In March 2016, Google DeepMind’s AI, AlphaGo, defeated the best Go player in the world, Lee Sedol. It wasn’t supposed to have been able to do this for another ten years, at least. This computer is the best example of deep learning, which is the fundamental precept of true AI and something that has potential in the field of security.
Machine learning algorithms can be used to create a behaviour profile of users. Based on this profile it is possible to differentiate normal and abnormal behaviour from each other. Deep learning has become the key that unlocks the door to powerful AI capabilities, like these.
AI vs. the human element
At the Fortune Brainstorm Tech Conference in Colorado in July 2015, Symantec CTO Amit Mital said: ‘Cyber security is basically broken.’ Spend is on the increase as enterprise and public sector continues to seek out solutions to protect against the rising tide of hackers.
The solutions are embattled and at a loss as the list of hacked corporations continues to rise with Sony, the IRS, the federal Office of Personnel Management (USA), Ashley Madison and Gemalto being just some of the big names brought down by hacks in 2015.
Many of these attacks took place years before they were discovered – others were swift and deadly. In all cases, people were too slow to stop the hack.
Artificial intelligence systems that are designed to learn and adapt, and which are capable of recognising miniscule shifts in online undercurrents, are eminently more capable than humans when it comes to catching cybercrime in the act.
However, this doesn’t mean that the human touch is out of the game. Common sense and the five senses have yet to be replicated and these play no small role in the management and control of security.
People are needed to determine the value or depth of an identified threat. Their insight and knowledge are vital to establishing how to react to a specific scenario and whether or not a reaction is even needed.
It is also the human element that is fundamentally essential to the development of viable AI solutions in the cyber security sector. There is enormous potential in the market for the creation of technology in line with security parameters and protocols to ensure solutions are contextual, more preventative and proactive than reactive and passive.
AI is breaking the barrier of the traditional rule-based control type of security that is no longer effective. Its use of big data algorithms and its ability to learn allows for a more expansive view of security systems and solutions, and gives security professionals a much richer playing ground than ever before.
In this new realm of proactive defence against the unexpected threat, security teams are given far better tools. They can future-proof their investments and protect the corporate network against the unknown, as opposed to the traditional tools that can only protect against the known.
Machine learning throws a flexible, living net over the organisation that can analyse data in real time and block upcoming malicious activity.
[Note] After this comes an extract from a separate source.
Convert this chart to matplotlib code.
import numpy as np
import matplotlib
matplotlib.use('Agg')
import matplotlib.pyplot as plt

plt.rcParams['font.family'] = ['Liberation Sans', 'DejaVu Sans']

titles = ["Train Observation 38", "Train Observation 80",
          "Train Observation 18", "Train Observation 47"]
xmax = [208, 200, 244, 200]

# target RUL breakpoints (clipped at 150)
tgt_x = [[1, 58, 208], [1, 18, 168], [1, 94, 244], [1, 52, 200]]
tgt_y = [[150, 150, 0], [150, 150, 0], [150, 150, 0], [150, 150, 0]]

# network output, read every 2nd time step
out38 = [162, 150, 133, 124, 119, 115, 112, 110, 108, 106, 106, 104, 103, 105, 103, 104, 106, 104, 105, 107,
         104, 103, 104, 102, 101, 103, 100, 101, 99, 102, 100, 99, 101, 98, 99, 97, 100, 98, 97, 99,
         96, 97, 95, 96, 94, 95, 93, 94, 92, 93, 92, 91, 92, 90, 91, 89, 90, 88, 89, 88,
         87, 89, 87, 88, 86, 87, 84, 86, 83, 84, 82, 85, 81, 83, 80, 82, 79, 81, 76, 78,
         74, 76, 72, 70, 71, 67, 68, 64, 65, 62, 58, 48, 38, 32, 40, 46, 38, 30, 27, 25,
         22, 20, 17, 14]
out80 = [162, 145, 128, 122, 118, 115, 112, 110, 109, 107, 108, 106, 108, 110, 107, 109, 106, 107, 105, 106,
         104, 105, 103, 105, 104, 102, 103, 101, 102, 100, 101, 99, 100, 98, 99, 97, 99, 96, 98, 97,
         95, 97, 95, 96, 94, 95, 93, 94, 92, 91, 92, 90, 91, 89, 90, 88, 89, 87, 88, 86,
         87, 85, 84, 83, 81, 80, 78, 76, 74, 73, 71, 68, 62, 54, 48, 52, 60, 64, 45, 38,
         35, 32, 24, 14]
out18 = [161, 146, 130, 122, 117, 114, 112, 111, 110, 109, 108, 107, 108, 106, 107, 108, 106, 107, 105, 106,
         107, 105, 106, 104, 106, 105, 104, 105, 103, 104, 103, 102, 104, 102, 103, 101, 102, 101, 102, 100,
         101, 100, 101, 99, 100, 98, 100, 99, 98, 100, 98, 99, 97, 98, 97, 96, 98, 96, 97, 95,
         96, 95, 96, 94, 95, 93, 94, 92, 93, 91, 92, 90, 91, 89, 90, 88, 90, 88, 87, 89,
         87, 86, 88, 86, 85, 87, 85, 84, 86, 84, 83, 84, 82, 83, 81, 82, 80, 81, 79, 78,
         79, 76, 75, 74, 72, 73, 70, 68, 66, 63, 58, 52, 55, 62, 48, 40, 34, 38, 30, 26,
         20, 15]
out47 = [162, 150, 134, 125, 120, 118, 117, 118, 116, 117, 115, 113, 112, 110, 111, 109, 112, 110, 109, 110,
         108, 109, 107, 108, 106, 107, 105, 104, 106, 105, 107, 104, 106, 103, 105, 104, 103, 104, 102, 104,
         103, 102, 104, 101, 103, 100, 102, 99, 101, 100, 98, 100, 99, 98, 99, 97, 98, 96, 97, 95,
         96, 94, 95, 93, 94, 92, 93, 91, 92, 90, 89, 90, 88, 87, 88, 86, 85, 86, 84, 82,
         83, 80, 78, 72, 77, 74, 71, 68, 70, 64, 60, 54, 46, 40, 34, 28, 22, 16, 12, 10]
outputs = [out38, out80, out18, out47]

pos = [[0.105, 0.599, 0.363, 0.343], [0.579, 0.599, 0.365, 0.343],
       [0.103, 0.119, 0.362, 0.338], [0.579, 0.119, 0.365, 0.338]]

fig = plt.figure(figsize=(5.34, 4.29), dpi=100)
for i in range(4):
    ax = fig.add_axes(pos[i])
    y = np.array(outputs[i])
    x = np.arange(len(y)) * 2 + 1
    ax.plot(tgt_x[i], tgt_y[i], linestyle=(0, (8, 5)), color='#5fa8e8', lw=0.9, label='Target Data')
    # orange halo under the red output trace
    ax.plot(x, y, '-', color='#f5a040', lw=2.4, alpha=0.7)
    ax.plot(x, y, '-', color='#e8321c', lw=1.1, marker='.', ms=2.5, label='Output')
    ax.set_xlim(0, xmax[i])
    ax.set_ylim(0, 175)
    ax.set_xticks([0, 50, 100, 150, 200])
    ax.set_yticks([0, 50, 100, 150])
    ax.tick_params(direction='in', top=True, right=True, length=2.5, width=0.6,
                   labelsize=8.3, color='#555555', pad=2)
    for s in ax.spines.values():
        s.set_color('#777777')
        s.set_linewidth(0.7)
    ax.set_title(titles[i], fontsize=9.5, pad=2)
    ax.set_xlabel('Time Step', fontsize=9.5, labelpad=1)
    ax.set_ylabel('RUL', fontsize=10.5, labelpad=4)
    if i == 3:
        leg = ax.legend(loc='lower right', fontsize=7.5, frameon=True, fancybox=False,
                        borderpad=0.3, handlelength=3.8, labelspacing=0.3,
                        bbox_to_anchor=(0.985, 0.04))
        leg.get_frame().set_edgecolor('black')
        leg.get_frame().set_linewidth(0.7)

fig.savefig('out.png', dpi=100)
It can provide security professionals with valuable insight into systems and allow them to prioritise security alerts – no small boon when statistics show a bleak security landscape.
Security company Fortinet said it is seeing half a million attack attempts a minute and a Department of Business, Innovation & Skills study found that 90% of large organisations reported a breach last year.
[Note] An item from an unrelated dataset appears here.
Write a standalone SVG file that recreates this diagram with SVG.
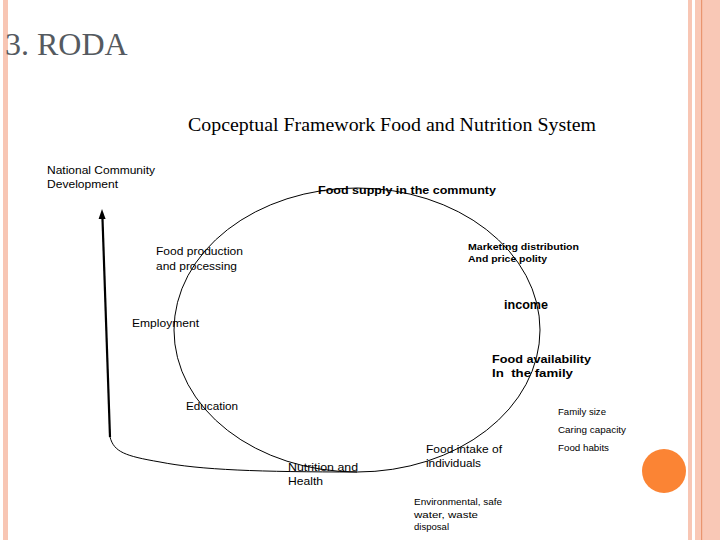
<svg xmlns="http://www.w3.org/2000/svg" width="720" height="540" viewBox="0 0 720 540">
<style>
.s{font-family:"Liberation Sans",Arial,sans-serif;fill:#000;}
.b{font-weight:bold;}
.thin{fill:none;stroke:#000;stroke-width:1;}
</style>
<rect width="720" height="540" fill="#fff"/>
<g id="frame">
<rect x="3" y="0" width="5" height="540" fill="#f8c6b4"/>
<rect x="688" y="0" width="4" height="540" fill="#f8c6b4"/>
<rect x="695" y="0" width="25" height="540" fill="#f9c8b6"/>
<rect x="701" y="0" width="1.2" height="540" fill="#e9956f"/>
<circle cx="664" cy="471" r="22" fill="#fb8434"/>
</g>
<text x="5" y="55" font-family="'Liberation Serif','Times New Roman',serif" font-size="32" fill="#555a60">3. RODA</text>
<text x="188" y="131" font-family="'Liberation Serif','Times New Roman',serif" font-size="18" textLength="408" lengthAdjust="spacingAndGlyphs" fill="#000">Copceptual Framework Food and Nutrition System</text>
<g id="connectors">
<ellipse cx="357" cy="330" rx="183" ry="142" class="thin"/>
<path d="M110,437 C114,452 125,456 160,462 C200,470 260,472 357,472" class="thin"/>
<path d="M110,437 L102.4,216" fill="none" stroke="#000" stroke-width="2.2"/>
<polygon points="98.6,219 102,209 105.6,219" fill="#000"/>
</g>
<g id="n-national"><text class="s" font-size="11.8" x="47" y="174" textLength="108" lengthAdjust="spacingAndGlyphs">National Community</text><text class="s" font-size="11.8" x="47" y="188" textLength="71" lengthAdjust="spacingAndGlyphs">Development</text></g>
<g id="n-foodsupply"><text class="s b" font-size="11.5" x="318" y="194" textLength="178" lengthAdjust="spacingAndGlyphs">Food supply in the communty</text></g>
<g id="n-marketing"><text class="s b" font-size="9.6" x="468" y="250" textLength="111" lengthAdjust="spacingAndGlyphs">Marketing distribution</text><text class="s b" font-size="9.6" x="468" y="262" textLength="79" lengthAdjust="spacingAndGlyphs">And price polity</text></g>
<g id="n-foodprod"><text class="s" font-size="11.8" x="156" y="255" textLength="87" lengthAdjust="spacingAndGlyphs">Food production</text><text class="s" font-size="11.8" x="156" y="270" textLength="81" lengthAdjust="spacingAndGlyphs">and processing</text></g>
<g id="n-income"><text class="s b" font-size="12" x="504" y="309" textLength="44" lengthAdjust="spacingAndGlyphs">income</text></g>
<g id="n-employment"><text class="s" font-size="11.8" x="132" y="327" textLength="67" lengthAdjust="spacingAndGlyphs">Employment</text></g>
<g id="n-foodavail"><text class="s b" font-size="11.5" x="492" y="363" textLength="99" lengthAdjust="spacingAndGlyphs">Food availability</text><text class="s b" font-size="11.5" x="492" y="377" textLength="81" lengthAdjust="spacingAndGlyphs" xml:space="preserve">In  the family</text></g>
<g id="n-education"><text class="s" font-size="11.8" x="186" y="410" textLength="52" lengthAdjust="spacingAndGlyphs">Education</text></g>
<g id="n-family"><text class="s" font-size="9.5" x="558" y="415" textLength="48" lengthAdjust="spacingAndGlyphs">Family size</text><text class="s" font-size="9.5" x="558" y="433" textLength="68" lengthAdjust="spacingAndGlyphs">Caring capacity</text><text class="s" font-size="9.5" x="558" y="451" textLength="51" lengthAdjust="spacingAndGlyphs">Food habits</text></g>
<g id="n-intake"><text class="s" font-size="11.8" x="426" y="453" textLength="76" lengthAdjust="spacingAndGlyphs">Food intake of</text><text class="s" font-size="11.8" x="426" y="467" textLength="55" lengthAdjust="spacingAndGlyphs">individuals</text></g>
<g id="n-nutrition"><text class="s" font-size="11.8" x="288" y="471" textLength="70" lengthAdjust="spacingAndGlyphs">Nutrition and</text><text class="s" font-size="11.8" x="288" y="485" textLength="35" lengthAdjust="spacingAndGlyphs">Health</text></g>
<g id="n-env"><text class="s" font-size="9.5" x="414" y="505" textLength="88" lengthAdjust="spacingAndGlyphs">Environmental, safe</text><text class="s" font-size="9.5" x="414" y="518" textLength="64" lengthAdjust="spacingAndGlyphs">water, waste</text><text class="s" font-size="9.5" x="414" y="530" textLength="35" lengthAdjust="spacingAndGlyphs">disposal</text></g>
</svg>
There has been a 144% increase in successful cyber-attacks on businesses according to the CYREN 2015 Cyberthreat Yearbook, and 70% of the 90 million cyber security events go undetected every year.
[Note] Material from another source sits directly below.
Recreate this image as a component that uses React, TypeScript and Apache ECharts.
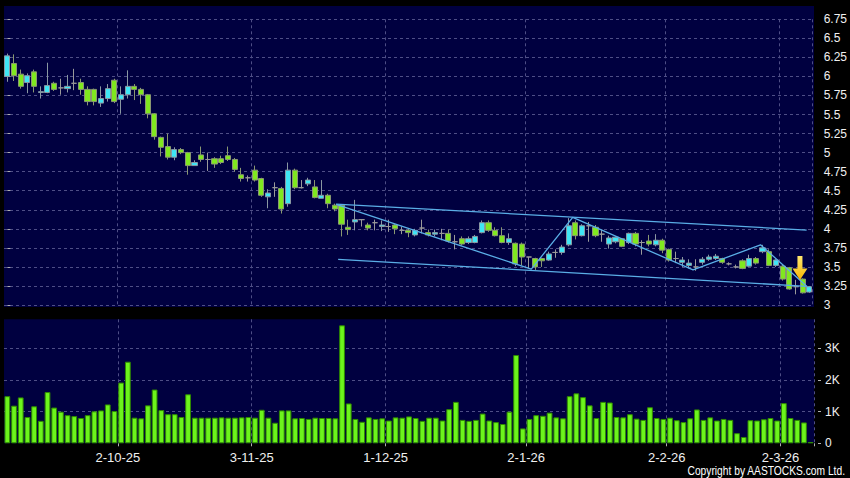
import React, { useEffect, useRef } from 'react';
import * as echarts from 'echarts';

// Trading days shown on the category axis (day numbers per month)
const sepDays = [8, 9, 10, 11, 12, 15, 16, 17, 18, 19, 22, 23, 24, 25, 26, 29, 30];
const octDays = [2, 3, 6, 8, 9, 10, 13, 14, 15, 16, 17, 20, 21, 22, 23, 24, 27, 28, 30, 31];
const novDays = [3, 4, 5, 6, 7, 10, 11, 12, 13, 14, 17, 18, 19, 20, 21, 24, 25, 26, 27, 28];
const decDays = [1, 2, 3, 4, 5, 8, 9, 10, 11, 12, 15, 16, 17, 18, 19, 22, 23, 24, 29, 30, 31];
const janDays = [2, 5, 6, 7, 8, 9, 12, 13, 14, 15, 16, 19, 20, 21, 22, 23, 26, 27, 28, 29, 30];
const febDays = [2, 3, 4, 5, 6, 9, 10, 11, 12, 13, 16, 20, 23, 24, 25, 26, 27];
const marDays = [2, 3, 4, 5, 6];
const months: [number[], number, number][] = [
  [sepDays, 9, 25], [octDays, 10, 25], [novDays, 11, 25], [decDays, 12, 25],
  [janDays, 1, 26], [febDays, 2, 26], [marDays, 3, 26],
];

const opens = [
  6.00, 6.17, 6.03, 5.92, 6.06, 5.79, 5.79, 5.91, 5.85, 5.84,
  5.91, 5.92, 5.83, 5.83, 5.65, 5.71, 5.95, 5.70, 5.76, 5.87,
  5.83, 5.76, 5.51, 5.20, 5.08, 4.94, 5.04, 5.00, 4.83, 4.97,
  4.91, 4.92, 4.92, 4.96, 4.91, 4.71, 4.67, 4.77, 4.66, 4.42,
  4.54, 4.53, 4.33, 4.77, 4.54, 4.59, 4.55, 4.40, 4.44, 4.31,
  4.31, 4.02, 4.09, 4.12, 4.05, 4.08, 4.03, 4.03, 4.05, 3.98,
  3.98, 3.92, 4.01, 3.95, 3.93, 3.94, 3.94, 3.83, 3.87, 3.82,
  3.82, 3.95, 4.08, 3.98, 3.91, 3.82, 3.81, 3.80, 3.63, 3.61,
  3.61, 3.59, 3.69, 3.69, 3.79, 4.08, 3.91, 4.04, 4.02, 3.93,
  3.80, 3.83, 3.87, 3.82, 3.94, 3.82, 3.84, 3.79, 3.85, 3.73,
  3.61, 3.56, 3.52, 3.50, 3.56, 3.60, 3.61, 3.61, 3.54, 3.50,
  3.58, 3.51, 3.61, 3.70, 3.70, 3.52, 3.51, 3.49, 3.24, 3.34,
  3.17,
];
const closes = [
  6.27, 6.01, 5.87, 6.01, 5.87, 5.80, 5.88, 5.83, 5.85, 5.87,
  5.91, 5.83, 5.67, 5.67, 5.71, 5.84, 5.67, 5.76, 5.87, 5.83,
  5.76, 5.51, 5.21, 5.07, 4.94, 5.04, 5.00, 4.83, 4.87, 4.91,
  4.91, 4.85, 4.87, 4.91, 4.78, 4.66, 4.67, 4.64, 4.44, 4.47,
  4.54, 4.26, 4.77, 4.54, 4.54, 4.64, 4.41, 4.44, 4.33, 4.26,
  4.06, 3.99, 4.12, 4.12, 4.01, 4.08, 4.05, 4.03, 4.00, 3.98,
  3.95, 3.98, 4.01, 3.92, 3.95, 3.94, 3.84, 3.83, 3.80, 3.87,
  3.90, 4.08, 3.98, 3.91, 3.82, 3.87, 3.54, 3.63, 3.63, 3.50,
  3.58, 3.67, 3.69, 3.76, 4.04, 3.91, 4.04, 4.04, 3.91, 3.93,
  3.88, 3.89, 3.77, 3.94, 3.80, 3.82, 3.80, 3.85, 3.72, 3.59,
  3.61, 3.59, 3.55, 3.50, 3.60, 3.63, 3.64, 3.56, 3.54, 3.50,
  3.48, 3.61, 3.55, 3.75, 3.52, 3.59, 3.34, 3.21, 3.24, 3.16,
  3.24,
];
const lows = [
  5.93, 5.94, 5.84, 5.78, 5.79, 5.71, 5.78, 5.81, 5.76, 5.79,
  5.82, 5.76, 5.62, 5.62, 5.60, 5.67, 5.65, 5.51, 5.71, 5.69,
  5.64, 5.45, 5.17, 4.95, 4.91, 4.90, 4.98, 4.71, 4.83, 4.88,
  4.76, 4.80, 4.85, 4.89, 4.75, 4.62, 4.62, 4.62, 4.42, 4.27,
  4.42, 4.20, 4.29, 4.52, 4.53, 4.56, 4.40, 4.40, 4.27, 4.23,
  3.90, 3.92, 3.98, 4.03, 3.98, 3.98, 3.97, 3.96, 3.93, 3.93,
  3.89, 3.90, 3.94, 3.90, 3.90, 3.85, 3.82, 3.73, 3.78, 3.80,
  3.81, 3.94, 3.96, 3.90, 3.81, 3.79, 3.51, 3.52, 3.48, 3.46,
  3.50, 3.58, 3.62, 3.66, 3.77, 3.86, 3.90, 3.83, 3.89, 3.83,
  3.74, 3.81, 3.76, 3.80, 3.77, 3.66, 3.77, 3.77, 3.68, 3.57,
  3.55, 3.50, 3.48, 3.45, 3.53, 3.58, 3.59, 3.54, 3.52, 3.48,
  3.47, 3.50, 3.53, 3.68, 3.51, 3.50, 3.32, 3.20, 3.14, 3.15,
  3.16,
];
const highs = [
  6.30, 6.29, 6.09, 6.04, 6.09, 5.87, 6.18, 5.93, 5.97, 6.02,
  6.10, 5.97, 5.87, 5.84, 5.87, 5.90, 5.97, 5.87, 6.08, 5.90,
  5.85, 5.77, 5.52, 5.21, 5.25, 5.07, 5.06, 5.01, 4.90, 5.08,
  5.00, 4.94, 4.96, 5.08, 4.93, 4.80, 4.70, 4.83, 4.67, 4.52,
  4.61, 4.55, 4.87, 4.79, 4.64, 4.67, 4.64, 4.64, 4.46, 4.33,
  4.32, 4.12, 4.38, 4.12, 4.08, 4.12, 4.11, 4.12, 4.06, 4.03,
  4.01, 4.00, 4.12, 3.99, 3.99, 4.00, 3.99, 3.92, 3.90, 3.90,
  3.92, 4.11, 4.11, 4.02, 4.02, 3.94, 3.82, 3.82, 3.63, 3.62,
  3.62, 3.70, 3.73, 3.79, 4.14, 4.11, 4.06, 4.09, 4.05, 3.99,
  3.91, 3.90, 3.88, 3.95, 3.96, 3.85, 3.92, 3.93, 3.87, 3.74,
  3.70, 3.63, 3.60, 3.60, 3.63, 3.66, 3.67, 3.62, 3.56, 3.53,
  3.60, 3.66, 3.63, 3.79, 3.73, 3.60, 3.53, 3.50, 3.33, 3.35,
  3.25,
];
const volumes = [
  1490, 1190, 1450, 830, 1170, 710, 1620, 1130, 1000, 890,
  860, 800, 890, 1010, 1040, 1230, 1020, 1920, 2580, 810,
  790, 1200, 1700, 1050, 920, 920, 830, 1550, 810, 810,
  810, 810, 820, 810, 810, 820, 830, 810, 1060, 810,
  650, 1040, 1040, 790, 800, 770, 810, 800, 800, 790,
  3730, 1260, 770, 680, 820, 770, 790, 720, 820, 810,
  850, 800, 710, 810, 810, 720, 1080, 1310, 740, 710,
  740, 940, 720, 670, 610, 1000, 2790, 470, 770, 890,
  870, 970, 820, 790, 1490, 1580, 1460, 1200, 800, 1310,
  1290, 830, 820, 920, 780, 740, 1140, 800, 770, 810,
  730, 670, 790, 1070, 740, 820, 720, 770, 740, 320,
  200, 730, 720, 760, 800, 720, 1270, 800, 740, 660,
  40,
];

// Trend lines (x in bar-index units, y in price)
const upperX = [49.2, 119.6];
const upperY = [4.325, 3.984];
const lowerX = [49.5, 119.6];
const lowerY = [3.60, 3.245];
const zigzagX = [49.2, 78.4, 84.6, 102.6, 112.7, 119.7];
const zigzagY = [4.32, 3.47, 4.15, 3.46, 3.79, 3.24];
const arrowX = [118.6];
const arrowY = [3.486];

const priceMin = 3;
const priceMax = 6.75;
const priceStep = 0.25;
const volMax = 3920;
const volStep = 1000;
const volTicks = [0, 1000, 2000, 3000];

const NAVY = '#000040';
const GRID_LINE = { color: '#4e4e86', type: [3, 3] as any, width: 1 };
const FONT = '"Liberation Sans", Arial, sans-serif';
const LINE_COLOR = '#5aaee6';

const categories: string[] = [];
const monthStartIdx: number[] = [];
months.forEach(([days, m, yy], mi) => {
  days.forEach((d, di) => {
    if (di === 0 && mi > 0) monthStartIdx.push(categories.length);
    categories.push(`${d}-${m}-${yy}`);
  });
});
const isMonthStart = (i: number) => monthStartIdx.indexOf(i) >= 0;

export default function App() {
  const ref = useRef<HTMLDivElement>(null);
  useEffect(() => {
    document.body.style.margin = '0';
    document.body.style.background = '#000';
    const chart = echarts.init(ref.current!, null, { renderer: 'svg' });
    const candles = opens.map((o, i) => [o, closes[i], lows[i], highs[i]]);
    const pair = (xs: number[], ys: number[]) => xs.map((x, i) => [x, ys[i]]);
    const trend = (name: string, xs: number[], ys: number[]) => ({
      name,
      type: 'line',
      xAxisIndex: 2,
      yAxisIndex: 0,
      data: pair(xs, ys),
      symbol: 'none',
      silent: true,
      lineStyle: { color: LINE_COLOR, width: 1.3 },
      z: 5,
    });
    chart.setOption({
      animation: false,
      backgroundColor: '#000',
      graphic: [
        {
          type: 'rect',
          z: -10,
          silent: true,
          shape: { x: 4, y: 6, width: 810, height: 301 },
          style: { fill: NAVY },
        },
        {
          type: 'text',
          x: 845,
          y: 471,
          scaleX: 0.82,
          silent: true,
          style: {
            text: 'Copyright by AASTOCKS.com Ltd.',
            fill: '#ffffff',
            font: '12.5px "Liberation Sans", Arial, sans-serif',
            textAlign: 'right',
            textVerticalAlign: 'middle',
          },
        },
      ],
      grid: [
        { left: 4, right: 36, top: 19.3, bottom: 173 },
        { left: 4, right: 36, top: 319.3, bottom: 34.7, show: true, backgroundColor: NAVY, borderWidth: 0 },
      ],
      xAxis: [
        {
          type: 'category',
          gridIndex: 0,
          data: categories,
          boundaryGap: true,
          axisLine: { show: false },
          axisTick: { show: false },
          axisLabel: { show: false },
          splitLine: { show: true, interval: (i: number) => isMonthStart(i), lineStyle: GRID_LINE },
        },
        {
          type: 'category',
          gridIndex: 1,
          data: categories,
          boundaryGap: true,
          offset: 3,
          axisLine: { show: false },
          axisTick: { show: true, interval: (i: number) => isMonthStart(i), length: 3, lineStyle: { color: '#b0b0b0' } },
          axisLabel: {
            interval: (i: number) => isMonthStart(i),
            color: '#f0f0f0',
            fontSize: 13,
            fontFamily: FONT,
            margin: 5,
            padding: [0, 6.7, 0, 0],
          },
          splitLine: { show: true, interval: (i: number) => isMonthStart(i), lineStyle: GRID_LINE },
        },
        { type: 'value', gridIndex: 0, min: -0.5, max: categories.length - 0.5, show: false },
      ],
      yAxis: [
        {
          type: 'value',
          gridIndex: 0,
          position: 'right',
          min: priceMin,
          max: priceMax,
          interval: priceStep,
          offset: 4,
          axisLine: { show: false },
          axisTick: { show: true, length: 3, lineStyle: { color: '#b0b0b0' } },
          axisLabel: {
            color: '#f0f0f0',
            fontSize: 12,
            fontFamily: FONT,
            margin: 7,
            formatter: (v: number) => String(+v.toFixed(2)),
          },
          splitLine: { show: true, lineStyle: GRID_LINE },
        },
        {
          type: 'value',
          gridIndex: 1,
          position: 'right',
          min: 0,
          max: volMax,
          interval: volStep,
          offset: 4,
          axisLine: { show: false },
          axisTick: { show: true, length: 3, customValues: volTicks, lineStyle: { color: '#b0b0b0' } },
          axisLabel: {
            color: '#f0f0f0',
            fontSize: 12,
            fontFamily: FONT,
            margin: 7,
            customValues: volTicks,
            formatter: (v: number) => (v === 0 ? '0' : v / 1000 + 'K'),
          },
          splitLine: { show: true, showMinLine: false, lineStyle: GRID_LINE },
        },
      ],
      series: [
        {
          type: 'candlestick',
          xAxisIndex: 0,
          yAxisIndex: 0,
          data: candles,
          barWidth: '84%',
          itemStyle: {
            color: '#3fe6f5',
            color0: '#80e81f',
            borderColor: '#8a98a2',
            borderColor0: '#8a9872',
            borderColorDoji: '#9a9a9a',
            borderWidth: 1,
          },
          z: 3,
        },
        {
          type: 'bar',
          xAxisIndex: 1,
          yAxisIndex: 1,
          data: volumes,
          barCategoryGap: '14%',
          itemStyle: { color: '#6cf41c', borderColor: '#2f8a00', borderWidth: 1 },
        },
        trend('upper', upperX, upperY),
        trend('lower', lowerX, lowerY),
        trend('zigzag', zigzagX, zigzagY),
        {
          type: 'scatter',
          xAxisIndex: 2,
          yAxisIndex: 0,
          data: pair(arrowX, arrowY),
          symbol: 'path://M5,0 L10,0 L10,12 L15,12 L7.5,23 L0,12 L5,12 Z',
          symbolSize: [15, 24],
          silent: true,
          itemStyle: {
            color: new echarts.graphic.LinearGradient(0, 0, 0, 1, [
              { offset: 0, color: '#ffe870' },
              { offset: 1, color: '#f7b500' },
            ]),
            opacity: 1,
          },
          z: 6,
        },
      ],
    });
    return () => chart.dispose();
  }, []);
  return <div ref={ref} style={{ width: 850, height: 478, background: '#000' }} />;
}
For the cybercriminal, there is big money to be made from hacking large enterprises. For the enterprise, there is a desperate need to find an adaptive and proactive way of protecting data and systems from the growing threat of the black hat.
The arrival of machine-led security systems capable of machine learning and swift responses is not one that should be met with concern. Instead, it is an opportunity for security professionals to expand their reach and refine their skills, harnessing the technology to create systems that are aware and ready.